Girls in Nigeria don't seem to have a voice when it comes to making decisions about their own lives, which makes this coming-of-age story such a compelling one. I really liked Adunni's 'louding' voice and I think Abi Dare is a remarkable writer. I'm so glad she highlights the plight of Nigerian girls like Adunni in this book, how so many are devalued unless they're married, and how men often seem to think they can use them for their own pleasure and then toss them aside. I find it heartbreaking that there are still cultures in the world today where marrying off young girls is more important than educating them. I hope books like this one help change that someday.
Melody and I read this one together--which always makes a book more fun! Check out her questions to me below, then go check out her review
of this captivating book.
Melody's questions to me:
Q. What do you think of Khadija's death and Bamidele running off from his deeds and responsibilities? In your view, do you think there's closure to this case?
A. Khadija's death was so senseless and unnecessary it broke my heart. The fact that she felt her future (and her family's dependence on her husband for food) was at risk if she didn't give him a son made her do something stupid, and she paid for it with her life. I'm not surprised her lover Bamidele ran off and left her to die. And the fact that he'll never have to pay for his part in her death is just another example of how unvalued women are in certain parts of the world.

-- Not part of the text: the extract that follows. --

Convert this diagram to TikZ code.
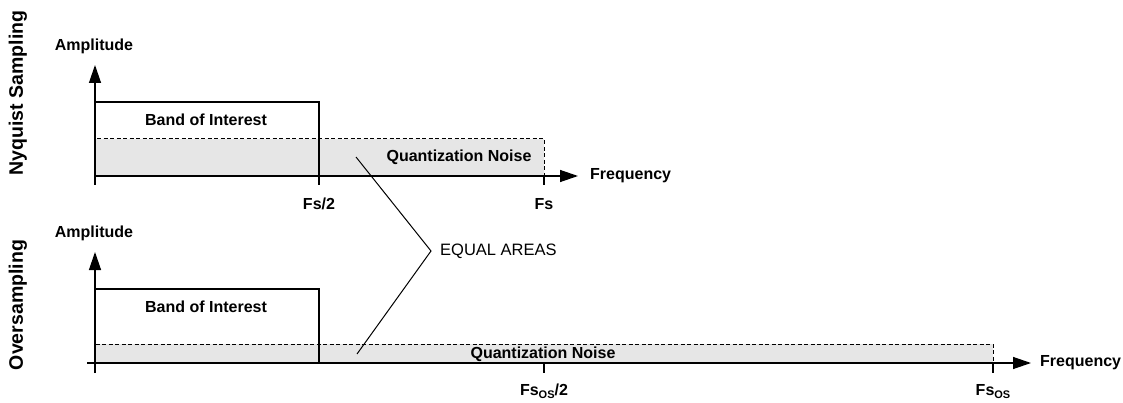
\documentclass[tikz,border=0pt]{standalone}
\usepackage{fontspec}
\setmainfont{Liberation Sans}
\usetikzlibrary{arrows.meta, positioning}
\definecolor{noisefill}{RGB}{230,230,230}
\newcommand{\fsub}[1]{\raisebox{-0.35ex}{\fontsize{11}{12}\selectfont #1}}

\begin{document}
\begin{tikzpicture}[
      x=1pt, y=1pt,
      axisline/.style={line width=1.3pt, -{Triangle[length=18pt, width=12pt]}},
      bandbox/.style={draw, line width=1.2pt},
      noisebox/.style={draw, fill=noisefill, line width=1pt, dash pattern=on 4pt off 2.5pt},
      tickmark/.style={line width=1.2pt},
      lbl/.style={font=\fontsize{16}{18}\selectfont\bfseries, inner sep=1pt},
      sidelabel/.style={font=\fontsize{19.5}{22}\selectfont\bfseries, rotate=90, inner sep=0pt},
      notelabel/.style={font=\fontsize{16.5}{18}\selectfont, inner sep=1pt},
      pointer/.style={line width=1pt}
    ]
    \useasboundingbox (0,0) rectangle (1123,402);

    % Nyquist sampling
    \coordinate (o1) at (95,226);
    \coordinate (half1) at (319,226);
    \coordinate (fs1) at (544,226);
    \coordinate (ytip1) at (95,337);
    \coordinate (xtip1) at (578,226);
    \fill[noisefill] (o1) rectangle (544,263);
    \draw[noisebox] (o1) rectangle (544,263);
    \draw[bandbox] (o1) rectangle (319,300);
    \draw[axisline] (95,217) -- (ytip1);
    \draw[axisline] (o1) -- (xtip1);
    \draw[tickmark] (half1) -- ++(0,-9) coordinate (half1t);
    \draw[tickmark] (fs1) -- ++(0,-9) coordinate (fs1t);
    \node[sidelabel] (nyq) at (18,309) {Nyquist Sampling};
    \node[lbl] (amp1) at (94,356) {Amplitude};
    \node[lbl] (boi1) at (206,282) {Band of Interest};
    \node[lbl] (qn1) at (459,245) {Quantization Noise};
    \node[lbl, right=11pt of xtip1] (freq1) {Frequency};
    \node[lbl, below=12pt of half1t] (lhalf1) {Fs/2};
    \node[lbl, below=12pt of fs1t] (lfs1) {Fs};

    % Oversampling
    \coordinate (o2) at (95,39);
    \coordinate (half2) at (544,39);
    \coordinate (fs2) at (993,39);
    \coordinate (ytip2) at (95,150);
    \coordinate (xtip2) at (1031,39);
    \fill[noisefill] (o2) rectangle (993,58);
    \draw[noisebox] (o2) rectangle (993,58);
    \draw[bandbox] (o2) rectangle (319,113);
    \draw[axisline] (95,29) -- (ytip2);
    \draw[axisline] (87,39) -- (xtip2);
    \draw[tickmark] (half2) -- ++(0,-10) coordinate (half2t);
    \draw[tickmark] (fs2) -- ++(0,-10) coordinate (fs2t);
    \node[sidelabel] (ovs) at (18,97) {Oversampling};
    \node[lbl] (amp2) at (94,169) {Amplitude};
    \node[lbl] (boi2) at (206,95) {Band of Interest};
    \node[lbl] (qn2) at (543,48) {Quantization Noise};
    \node[lbl, right=8pt of xtip2] (freq2) {Frequency};
    \node[lbl, below=10pt of half2t] (lhalf2) {Fs\fsub{OS}/2};
    \node[lbl, below=10pt of fs2t] (lfs2) {Fs\fsub{OS}};

    % equal areas
    \coordinate (area1) at (356,245);
    \coordinate (area2) at (357,48);
    \coordinate (bend) at (431,151);
    \node[notelabel, anchor=west] (eq) at (439,151) {EQUAL AREAS};
    \draw[pointer] (area1) -- (bend) -- (area2);
  \end{tikzpicture}
\end{document}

Q. Why do you think Ms. Tia wants to help Adunni and what have they learned from each other through their own issues?
A. I think Tia is the kind of person who wants to make a difference in the world and who genuinely tries to be a good person, and that's why she talked to Adunni in the first place and agreed to help her learn better English. Also, having grown up in England, I think Tia saw Adunni not just as a maid, but as a real person when the other Nigerian women just dismissed her. But I think Tia's the one who ended up learning more about life, and what's truly important, from the time she spent with Adunni than anything Adunni learned from her. But I did really like their friendship.